» What the exercise asks:
Pictures excluded, reproduce exactly the lines below from the one with "Emit a Python" through the one with "ax.grid(which='major', axis='x', color='#868686', lw=1.3)", both included.

.....

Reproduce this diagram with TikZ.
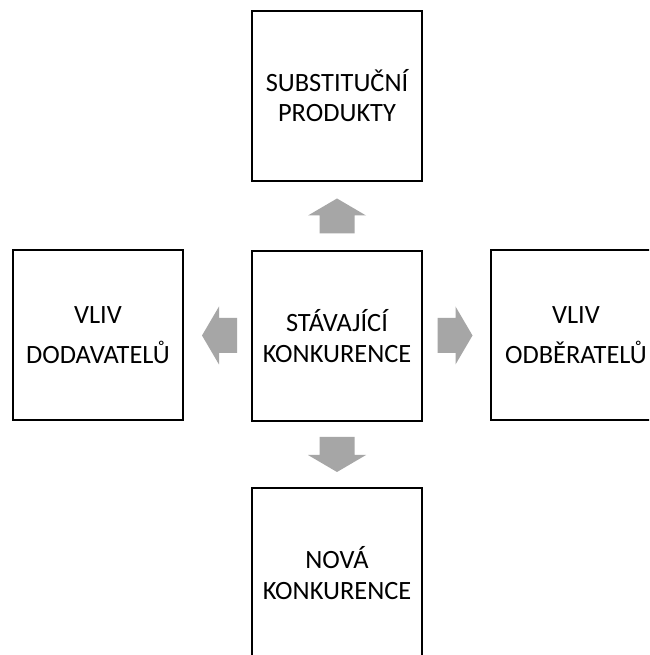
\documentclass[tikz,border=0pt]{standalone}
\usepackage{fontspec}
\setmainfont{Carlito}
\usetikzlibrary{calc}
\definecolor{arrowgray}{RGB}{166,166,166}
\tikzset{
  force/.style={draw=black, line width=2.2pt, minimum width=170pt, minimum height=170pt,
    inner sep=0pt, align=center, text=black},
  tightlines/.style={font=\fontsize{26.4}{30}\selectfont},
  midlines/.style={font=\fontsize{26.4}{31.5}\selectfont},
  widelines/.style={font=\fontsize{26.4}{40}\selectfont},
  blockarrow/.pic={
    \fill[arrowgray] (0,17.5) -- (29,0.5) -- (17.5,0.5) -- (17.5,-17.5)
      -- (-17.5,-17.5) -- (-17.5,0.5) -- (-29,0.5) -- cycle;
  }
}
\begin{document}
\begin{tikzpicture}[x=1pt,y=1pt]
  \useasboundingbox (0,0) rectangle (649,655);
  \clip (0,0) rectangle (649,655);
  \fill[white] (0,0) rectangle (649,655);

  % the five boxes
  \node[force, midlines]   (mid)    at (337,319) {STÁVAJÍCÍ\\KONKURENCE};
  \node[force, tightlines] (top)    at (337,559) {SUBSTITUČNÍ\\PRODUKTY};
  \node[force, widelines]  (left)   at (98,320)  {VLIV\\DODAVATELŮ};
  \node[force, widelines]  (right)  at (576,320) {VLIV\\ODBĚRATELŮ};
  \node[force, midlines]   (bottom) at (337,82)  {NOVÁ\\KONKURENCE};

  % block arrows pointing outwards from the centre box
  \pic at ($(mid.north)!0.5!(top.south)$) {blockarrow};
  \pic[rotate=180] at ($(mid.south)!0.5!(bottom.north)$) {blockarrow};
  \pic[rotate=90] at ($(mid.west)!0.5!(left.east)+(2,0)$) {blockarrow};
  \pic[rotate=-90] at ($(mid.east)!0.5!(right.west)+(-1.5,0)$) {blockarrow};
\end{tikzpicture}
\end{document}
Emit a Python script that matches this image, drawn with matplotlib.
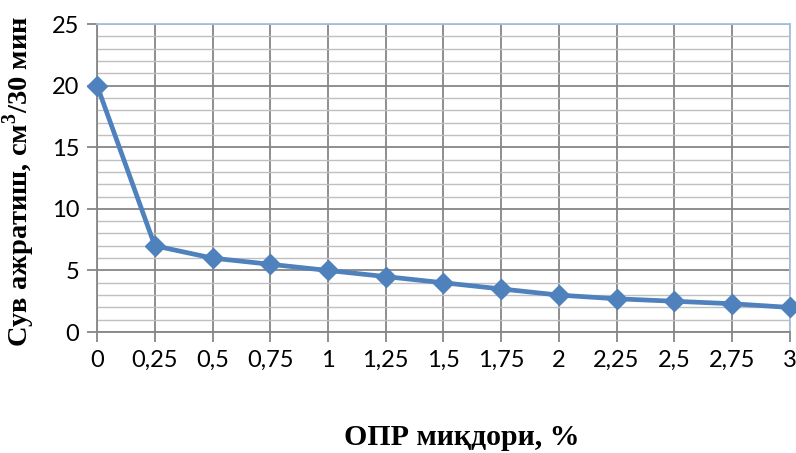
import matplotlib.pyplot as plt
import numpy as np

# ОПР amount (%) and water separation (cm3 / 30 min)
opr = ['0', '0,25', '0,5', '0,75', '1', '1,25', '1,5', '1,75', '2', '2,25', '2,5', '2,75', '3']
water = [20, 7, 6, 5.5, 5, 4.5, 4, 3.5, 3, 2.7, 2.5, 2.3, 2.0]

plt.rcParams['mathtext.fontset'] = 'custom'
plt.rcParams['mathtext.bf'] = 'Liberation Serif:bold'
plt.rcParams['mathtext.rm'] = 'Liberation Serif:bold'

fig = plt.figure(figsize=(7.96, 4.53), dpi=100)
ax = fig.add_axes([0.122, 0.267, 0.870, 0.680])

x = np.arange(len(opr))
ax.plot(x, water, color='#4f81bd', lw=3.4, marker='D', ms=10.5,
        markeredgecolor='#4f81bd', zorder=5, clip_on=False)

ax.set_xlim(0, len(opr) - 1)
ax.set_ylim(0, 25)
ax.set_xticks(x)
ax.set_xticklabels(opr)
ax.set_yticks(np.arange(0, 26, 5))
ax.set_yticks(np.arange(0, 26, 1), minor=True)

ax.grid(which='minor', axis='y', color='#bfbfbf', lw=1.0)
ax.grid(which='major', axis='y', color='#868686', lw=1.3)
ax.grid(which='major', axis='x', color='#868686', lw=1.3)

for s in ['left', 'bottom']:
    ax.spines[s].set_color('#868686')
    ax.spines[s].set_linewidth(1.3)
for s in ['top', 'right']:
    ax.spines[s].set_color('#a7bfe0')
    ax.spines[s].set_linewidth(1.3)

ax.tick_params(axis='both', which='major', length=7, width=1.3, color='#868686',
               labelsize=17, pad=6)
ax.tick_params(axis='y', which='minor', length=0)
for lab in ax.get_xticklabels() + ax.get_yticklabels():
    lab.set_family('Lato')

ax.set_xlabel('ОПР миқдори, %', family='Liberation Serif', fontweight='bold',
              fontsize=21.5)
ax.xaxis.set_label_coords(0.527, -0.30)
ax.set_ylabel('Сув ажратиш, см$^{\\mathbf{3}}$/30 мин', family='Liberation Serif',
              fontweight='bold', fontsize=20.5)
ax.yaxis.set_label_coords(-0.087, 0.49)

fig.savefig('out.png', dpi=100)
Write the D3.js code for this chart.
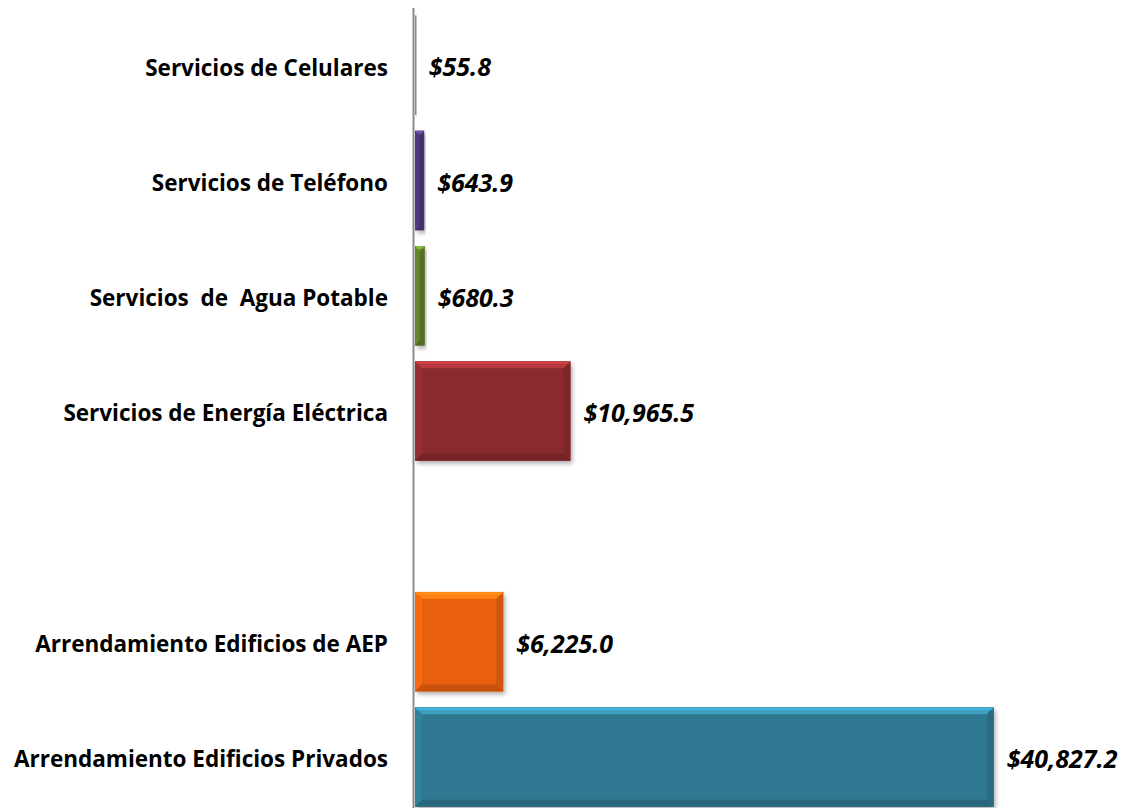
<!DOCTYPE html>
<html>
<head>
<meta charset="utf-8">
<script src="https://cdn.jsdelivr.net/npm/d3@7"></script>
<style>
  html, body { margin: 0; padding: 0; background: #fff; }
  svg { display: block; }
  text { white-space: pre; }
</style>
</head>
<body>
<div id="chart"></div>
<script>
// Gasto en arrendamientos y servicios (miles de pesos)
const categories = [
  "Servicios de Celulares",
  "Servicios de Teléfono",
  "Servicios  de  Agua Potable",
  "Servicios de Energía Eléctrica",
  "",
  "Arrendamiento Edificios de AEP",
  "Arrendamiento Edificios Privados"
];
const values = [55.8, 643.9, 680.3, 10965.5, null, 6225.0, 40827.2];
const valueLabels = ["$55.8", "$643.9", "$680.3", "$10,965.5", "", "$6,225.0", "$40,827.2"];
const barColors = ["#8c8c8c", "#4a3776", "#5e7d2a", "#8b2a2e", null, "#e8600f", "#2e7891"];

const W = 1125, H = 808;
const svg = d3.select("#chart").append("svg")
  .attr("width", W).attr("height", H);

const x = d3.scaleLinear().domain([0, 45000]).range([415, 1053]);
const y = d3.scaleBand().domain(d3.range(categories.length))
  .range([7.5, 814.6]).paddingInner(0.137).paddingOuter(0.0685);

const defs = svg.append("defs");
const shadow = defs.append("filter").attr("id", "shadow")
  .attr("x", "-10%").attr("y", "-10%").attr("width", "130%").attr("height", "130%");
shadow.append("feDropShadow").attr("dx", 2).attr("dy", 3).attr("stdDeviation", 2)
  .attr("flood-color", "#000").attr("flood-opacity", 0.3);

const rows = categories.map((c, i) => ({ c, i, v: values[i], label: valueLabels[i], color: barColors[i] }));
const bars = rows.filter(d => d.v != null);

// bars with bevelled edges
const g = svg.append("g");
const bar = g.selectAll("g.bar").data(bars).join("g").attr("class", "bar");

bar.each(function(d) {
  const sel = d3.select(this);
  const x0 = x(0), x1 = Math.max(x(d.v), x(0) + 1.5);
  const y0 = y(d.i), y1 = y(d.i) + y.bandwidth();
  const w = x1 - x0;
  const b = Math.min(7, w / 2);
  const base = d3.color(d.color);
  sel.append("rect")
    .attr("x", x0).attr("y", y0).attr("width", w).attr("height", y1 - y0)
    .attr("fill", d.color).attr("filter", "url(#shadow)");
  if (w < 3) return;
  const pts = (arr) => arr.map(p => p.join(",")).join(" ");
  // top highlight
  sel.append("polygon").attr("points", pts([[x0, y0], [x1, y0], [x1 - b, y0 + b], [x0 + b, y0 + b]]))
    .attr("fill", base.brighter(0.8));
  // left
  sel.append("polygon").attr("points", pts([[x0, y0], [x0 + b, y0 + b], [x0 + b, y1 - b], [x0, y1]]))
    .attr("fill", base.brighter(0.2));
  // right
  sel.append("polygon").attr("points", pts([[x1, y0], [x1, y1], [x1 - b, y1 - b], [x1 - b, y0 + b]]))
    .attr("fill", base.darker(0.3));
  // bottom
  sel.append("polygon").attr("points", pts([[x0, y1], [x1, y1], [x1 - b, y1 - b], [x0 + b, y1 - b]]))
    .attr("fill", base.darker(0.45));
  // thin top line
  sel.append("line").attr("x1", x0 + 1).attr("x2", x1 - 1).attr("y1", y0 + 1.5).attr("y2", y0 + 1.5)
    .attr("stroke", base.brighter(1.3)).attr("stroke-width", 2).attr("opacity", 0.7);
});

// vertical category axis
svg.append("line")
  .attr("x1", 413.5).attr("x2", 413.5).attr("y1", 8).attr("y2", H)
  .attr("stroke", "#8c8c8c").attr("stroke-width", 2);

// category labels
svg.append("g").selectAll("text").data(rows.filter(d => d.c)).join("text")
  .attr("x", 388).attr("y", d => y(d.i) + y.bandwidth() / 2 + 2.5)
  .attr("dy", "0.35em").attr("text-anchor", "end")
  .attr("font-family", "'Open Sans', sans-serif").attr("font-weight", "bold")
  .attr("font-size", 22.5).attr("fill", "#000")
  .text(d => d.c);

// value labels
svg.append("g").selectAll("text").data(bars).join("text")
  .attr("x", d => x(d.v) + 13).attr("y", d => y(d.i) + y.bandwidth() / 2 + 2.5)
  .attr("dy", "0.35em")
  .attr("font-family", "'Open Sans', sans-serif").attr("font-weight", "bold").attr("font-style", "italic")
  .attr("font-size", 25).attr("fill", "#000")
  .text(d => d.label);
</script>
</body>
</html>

.....

» Full response:
Emit a Python script that matches this image, drawn with matplotlib.
import matplotlib.pyplot as plt
import numpy as np

# ОПР amount (%) and water separation (cm3 / 30 min)
opr = ['0', '0,25', '0,5', '0,75', '1', '1,25', '1,5', '1,75', '2', '2,25', '2,5', '2,75', '3']
water = [20, 7, 6, 5.5, 5, 4.5, 4, 3.5, 3, 2.7, 2.5, 2.3, 2.0]

plt.rcParams['mathtext.fontset'] = 'custom'
plt.rcParams['mathtext.bf'] = 'Liberation Serif:bold'
plt.rcParams['mathtext.rm'] = 'Liberation Serif:bold'

fig = plt.figure(figsize=(7.96, 4.53), dpi=100)
ax = fig.add_axes([0.122, 0.267, 0.870, 0.680])

x = np.arange(len(opr))
ax.plot(x, water, color='#4f81bd', lw=3.4, marker='D', ms=10.5,
        markeredgecolor='#4f81bd', zorder=5, clip_on=False)

ax.set_xlim(0, len(opr) - 1)
ax.set_ylim(0, 25)
ax.set_xticks(x)
ax.set_xticklabels(opr)
ax.set_yticks(np.arange(0, 26, 5))
ax.set_yticks(np.arange(0, 26, 1), minor=True)

ax.grid(which='minor', axis='y', color='#bfbfbf', lw=1.0)
ax.grid(which='major', axis='y', color='#868686', lw=1.3)
ax.grid(which='major', axis='x', color='#868686', lw=1.3)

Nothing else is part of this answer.